Tetapi justru di masa kemerdekaan, pengguna aksara Jawa semakin hilang. Mengingat menurunnya pengguna aksara Jawa, Luthfiyah, salah satu anggota Pansus, berharap aksara Jawa bisa dikurikulumkan di sekolah sekolah.
“Saya dulu mengerti aksara Jawa mulai Ha Na Ca Ra KA hingga Nga. Sekarang ingat ingat lupa. Nanti dalam pertemuan lanjutan kita undang Dinas Pendidikan”, kata Luthfiyah, yang berharap agar aplikasi dan implementasi Object Object kebudayaan dalam Raperda ini bisa maksimal.
Karenanya, pinta Nanang, untuk Raperda Pemajuan Kebudayaan Kota Surabaya, aksara Jawa bisa terwadahi dalam Raperda Pemajuan Kebudayaan Kota Surabaya.
Kejelasan akan adanya aksara Jawa akan memberikan arah perlindungan, pengembangan dan pelestarian serta pemanfaatan aksara Jawa, apabila diterjemahkan ke dalam aturan di bawahnya, misalnya Peraturan Walikota (Perwali).

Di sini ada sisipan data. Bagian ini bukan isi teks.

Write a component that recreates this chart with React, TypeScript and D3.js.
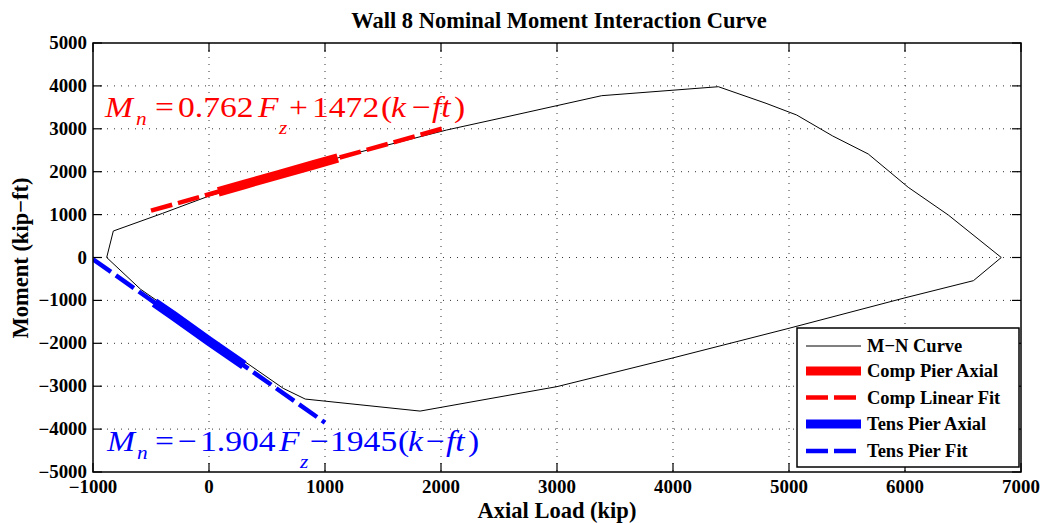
import React from "react";
import * as d3 from "d3";

// ---------- data ----------
const xTicks = [-1000, 0, 1000, 2000, 3000, 4000, 5000, 6000, 7000];
const yTicks = [-5000, -4000, -3000, -2000, -1000, 0, 1000, 2000, 3000, 4000, 5000];

// M-N interaction curve (closed loop)
const curveAxial = [
  -882, -825, -400, 0, 600, 1200, 2049, 2509, 3385, 4391, 4802, 5066, 5377, 5683, 6028, 6373, 6830,
  6590, 6000, 5000, 4000, 3000, 1820, 830, 640, -590, -882,
];
const curveMoment = [
  0, 617, 1030, 1433, 1930, 2389, 2972, 3245, 3772, 3981, 3594, 3322, 2832, 2413, 1636, 991, 0,
  -540, -940, -1650, -2340, -3010, -3580, -3300, -3050, -740, 0,
];

const compAxial = [80, 300, 600, 900, 1110];
const compMoment = [1530, 1700, 1930, 2160, 2320];

const compFitAxial = [-500, 2050];
const compFitMoment = [1091, 3034];

const tensAxial = [-470, -300, 0, 300];
const tensMoment = [-1050, -1370, -1950, -2510];

const tensFitAxial = [-1000, 1000];
const tensFitMoment = [-41, -3849];

const legendLabels = ["M\u2212N Curve", "Comp Pier Axial", "Comp Linear Fit", "Tens Pier Axial", "Tens Pier Fit"];

// ---------- layout ----------
const W = 1054;
const H = 523;
const L = 93, R = 1021, T = 43, B = 472;
const SERIF = "'Liberation Serif', 'Times New Roman', Times, serif";

const x = d3.scaleLinear().domain([-1000, 7000]).range([L, R]);
const y = d3.scaleLinear().domain([-5000, 5000]).range([B, T]);

const zip = (a: number[], b: number[]) => a.map((v, i) => [v, b[i]] as [number, number]);
const line = d3.line<[number, number]>().x((d) => x(d[0])).y((d) => y(d[1]));

type Piece = { t: string; x: number; it?: boolean; sub?: number };

const redEq: Piece[] = [
  { t: "M", x: 105, it: true },
  { t: "n", x: 136, it: true, sub: 8.4 },
  { t: "=", x: 155 },
  { t: "0.762", x: 178 },
  { t: "F", x: 258, it: true },
  { t: "z", x: 279, it: true, sub: 17 },
  { t: "+", x: 289 },
  { t: "1472", x: 312 },
  { t: "(", x: 381 },
  { t: "k", x: 391, it: true },
  { t: "\u2212", x: 412 },
  { t: "ft", x: 432, it: true },
  { t: ")", x: 454 },
];
const blueEq: Piece[] = [
  { t: "M", x: 107, it: true },
  { t: "n", x: 137, it: true, sub: 8.4 },
  { t: "=", x: 155 },
  { t: "\u2212", x: 178 },
  { t: "1.904", x: 200 },
  { t: "F", x: 279, it: true },
  { t: "z", x: 300, it: true, sub: 17 },
  { t: "\u2212", x: 310 },
  { t: "1945", x: 330 },
  { t: "(", x: 398 },
  { t: "k", x: 408, it: true },
  { t: "\u2212", x: 426 },
  { t: "ft", x: 446, it: true },
  { t: ")", x: 468 },
];

const SX = 1.12;

function Equation({ pieces, baseline, color }: { pieces: Piece[]; baseline: number; color: string }) {
  return (
    <g fill={color} fontFamily={SERIF}>
      {pieces.map((p, i) => (
        <text
          key={i}
          transform={`translate(${p.x},${baseline + (p.sub || 0)}) scale(${SX},1)`}
          fontSize={p.sub ? 19 : 30}
          fontStyle={p.it ? "italic" : "normal"}
        >
          {p.t}
        </text>
      ))}
    </g>
  );
}

export default function App() {
  const gridX = xTicks.slice(1, -1);
  const gridY = yTicks.slice(1, -1);
  const legRows = [346, 371, 397.5, 424, 451];
  const legendStyles = [
    { color: "#000", w: 1, dash: undefined as string | undefined },
    { color: "#ff0000", w: 9, dash: undefined },
    { color: "#ff0000", w: 4.5, dash: "22,6" },
    { color: "#0000ff", w: 9, dash: undefined },
    { color: "#0000ff", w: 4.5, dash: "22,6" },
  ];
  return (
    <svg
      width={W}
      height={H}
      style={{ position: "absolute", left: 0, top: 0, background: "#fff" }}
      xmlns="http://www.w3.org/2000/svg"
    >
      <rect x={0} y={0} width={W} height={H} fill="#fff" />
      <defs>
        <clipPath id="plotclip">
          <rect x={L} y={T} width={R - L} height={B - T} />
        </clipPath>
      </defs>
      {/* grid */}
      <g stroke="#333" strokeWidth={1} strokeDasharray="1,6">
        {gridX.map((v) => (
          <line key={"gx" + v} x1={x(v)} x2={x(v)} y1={T} y2={B} />
        ))}
        {gridY.map((v) => (
          <line key={"gy" + v} x1={L} x2={R} y1={y(v)} y2={y(v)} />
        ))}
      </g>
      <g clipPath="url(#plotclip)" fill="none">
        <path d={line(zip(curveAxial, curveMoment)) || ""} stroke="#000" strokeWidth={1} />
        <path d={line(zip(compAxial, compMoment)) || ""} stroke="#ff0000" strokeWidth={9.5} />
        <path d={line(zip(compFitAxial, compFitMoment)) || ""} stroke="#ff0000" strokeWidth={4.5} strokeDasharray="22,6" />
        <path d={line(zip(tensAxial, tensMoment)) || ""} stroke="#0000ff" strokeWidth={9.5} />
        <path d={line(zip(tensFitAxial, tensFitMoment)) || ""} stroke="#0000ff" strokeWidth={4.5} strokeDasharray="22,6" />
      </g>
      {/* frame + ticks */}
      <rect x={L} y={T} width={R - L} height={B - T} fill="none" stroke="#000" strokeWidth={1.5} />
      <g stroke="#000" strokeWidth={1.2}>
        {xTicks.map((v) => (
          <g key={"tx" + v}>
            <line x1={x(v)} x2={x(v)} y1={B} y2={B - 9} />
            <line x1={x(v)} x2={x(v)} y1={T} y2={T + 9} />
          </g>
        ))}
        {yTicks.map((v) => (
          <g key={"ty" + v}>
            <line x1={L} x2={L + 9} y1={y(v)} y2={y(v)} />
            <line x1={R} x2={R - 9} y1={y(v)} y2={y(v)} />
          </g>
        ))}
      </g>
      {/* tick labels */}
      <g fontFamily={SERIF} fontWeight="bold" fontSize={18} fill="#000">
        {xTicks.map((v) => (
          <text key={"lx" + v} transform={`translate(${x(v)},493) scale(1.05,1)`} textAnchor="middle">
            {v < 0 ? "\u2212" + Math.abs(v) : String(v)}
          </text>
        ))}
        {yTicks.map((v) => (
          <text key={"ly" + v} transform={`translate(87,${y(v) + 6}) scale(1.05,1)`} textAnchor="end">
            {v < 0 ? "\u2212" + Math.abs(v) : String(v)}
          </text>
        ))}
      </g>
      {/* title and axis labels */}
      <text x={559} y={28} textAnchor="middle" fontFamily={SERIF} fontWeight="bold" fontSize={22.5}>
        Wall 8 Nominal Moment Interaction Curve
      </text>
      <text x={557} y={518} textAnchor="middle" fontFamily={SERIF} fontWeight="bold" fontSize={22.5}>
        Axial Load (kip)
      </text>
      <text
        transform="translate(28,258) rotate(-90)"
        textAnchor="middle"
        fontFamily={SERIF}
        fontWeight="bold"
        fontSize={22.5}
      >
        Moment (kip{"\u2212"}ft)
      </text>
      {/* legend */}
      <rect x={797} y={328} width={222} height={139} fill="#fff" stroke="#000" strokeWidth={1.5} />
      {legendLabels.map((lab, i) => (
        <g key={lab}>
          <line
            x1={806}
            x2={861}
            y1={legRows[i]}
            y2={legRows[i]}
            stroke={legendStyles[i].color}
            strokeWidth={legendStyles[i].w}
            strokeDasharray={legendStyles[i].dash}
          />
          <text x={867} y={legRows[i] + 6} fontFamily={SERIF} fontWeight="bold" fontSize={18.5}>
            {lab}
          </text>
        </g>
      ))}
      {/* equations */}
      <Equation pieces={redEq} baseline={116.5} color="#ff0000" />
      <Equation pieces={blueEq} baseline={450.5} color="#0000ff" />
    </svg>
  );
}
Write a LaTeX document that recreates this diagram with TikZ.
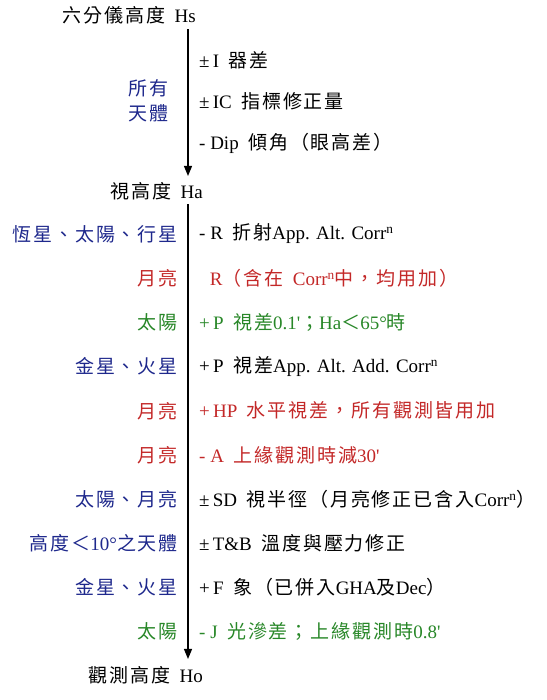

Dengan demikian implementasi di bawah Perda akan punya cantolan hukum yang jelas dan kuat agar penjabaran dan implementasi juga jelas dan tepat sasaran.
Usulan Kejuangan

Bahasan menarik lainnya adalah ketika diksi Kejuangan diusulkan bisa masuk dalam Raperda, sehingga Raperda berbunyi dan berjudul “Raperda Pemajuan Kebudayaan, Kejuangan dan Kepahlawanan Kota Surabaya”. Menurut Nanang pada awal mula diinisiasi, Raperda itu berjudul seperti itu..
“Pada awal raperda ini diinisiasi, saya sudah terlibat sebagai mitra diskusi inisiatornya, pak Thony. Raperda itu berbunyi Raperda Pemajuan Kebudayaan, Kejuangan dan Kepahlawanan Kota Surabaya.
Ketika Raperda ini masuk pembahasan di Pansus DPRD, kata Kejuangannya kok tidak ada. Terima kasih saya diundang, sehingga saya bisa menyampaikan untuk dimasukan kembali”, jelas Nanang kepada tim Pansus Raperda Pemajuan Kebudayaan kota surabaya.
Sempat disampaikan Luthfiyah bahwa mungkin makna Kepahlawanan itu sudah mencakup Kejuangan. Lantas Luthfiyah meminta untuk dijelaskan perbedaan antara Kejuangan dan Kepahlawanan.
Dijelaskan oleh Nanang bahwa Kejuangan, yang berasal dari kata juang, berjenis kata kerja, mengandung tindakan dan upaya semaksimal mungkin untuk meraih tujuan dan cita cita. Sementara Kepahlawanan adalah sifat yang dimiliki oleh pahlawan, orang yang telah berjuang (berjasa) mewujudkan cita cita untuk kepentingan umum dan bangsa. Siapapun pahlawan pasti melewati masa berjuang untuk merebut (meraih) cita cita.
Karenanya, menurut Nanang, Nilai Kejuangan harus dijabarkan dalam Raperda sebagai cara dalam mewarisi perjuangan para pahlawan.
“Anak sekolah belajar dengan giat dan tekun adalah bentuk perjuangan supaya bisa lulus dengan nilai memuaskan. Pun demikian dengan ibu hamil bahwa merawat kehamilannya juga upaya perjuangan agar melahirkan bayi yang sehat dan berkualitas”, jelas Nanang
Untuk lebih mendetailkan dan menguatkan pemaknaan Kejuangan dan Kepahlawanan, Ketua Pansus Zuhrotul Mar’ah akan mengundang dan minta penjelasan dari inisiator Raperda, A Hermas Thony, dan ahli bahasa dalam pertemuan lanjutan. (PAR/nng).